Joseph forgives his brothers and blesses them with a kiss. He does something good to them instead of putting them in jail. Notice what happened next. They talked. There is reconciliation. There is a restored relationship. I don’t think there is a person here this morning that deep down doesn’t want their relationships to be restored.

Jesus Command: Bless Those Who Hurt You

Now look at what Jesus has to say in Luke 6:27 & 28. Jesus says: “But I tell you who hear me: Love your enemies, do good to those who hate you, bless those who curse you, pray for those who mistreat you.”

What do we do to those that hurt us? We bless them! We do good to them and for them! Because that is the Jesus way! It is the way that changes the world. It is the way that that breaks the cycle of hurt and pain! It releases us from the cycle and it releases others.

But more importantly it points people to the person where true forgiveness is found. It points people to Jesus! It points people to the good thing he did for us, the way he blessed us when he died on the cross to pay the penalty for our sins.
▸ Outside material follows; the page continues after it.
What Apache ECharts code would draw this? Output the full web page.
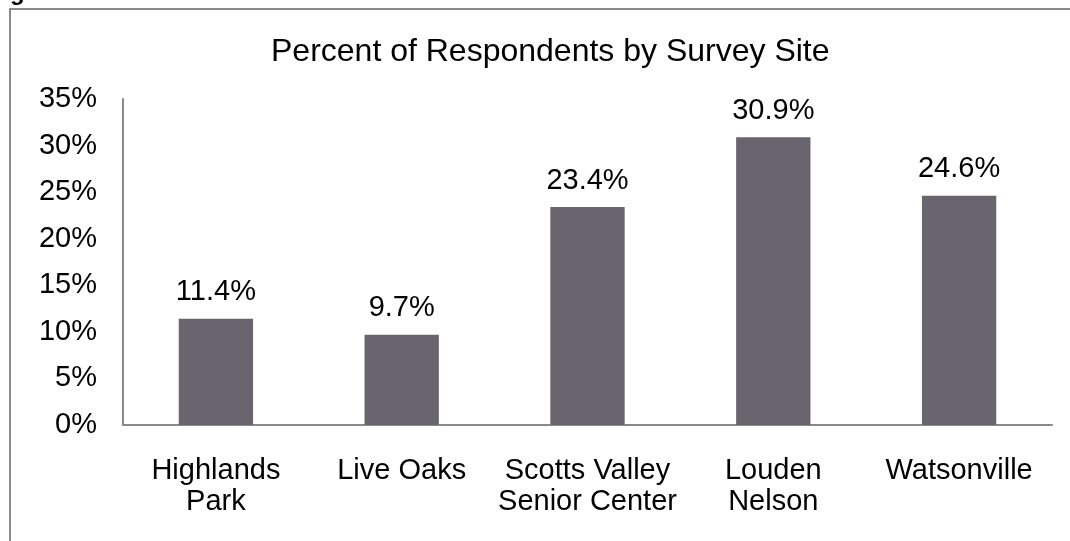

This is what we celebrate each Sunday morning. This is what we should recalibrate our lives to each week. …So we can give those that hurt us the forgiveness that is found in Jesus Christ. …So they can be reconciled to him and so they can be reconciled with those friends and family members who have hurt them. That is why our top 2 values as a church are to be One or reconciled with God and One or reconciled with others, to love Him and to love them. But we can’t do these two things if we don’t: 1. Choose to pray for those who hurt us. 2. Choose to forgive those that hurt us. And, 3. If we don’t choose to bless those that hurt us like Jesus did.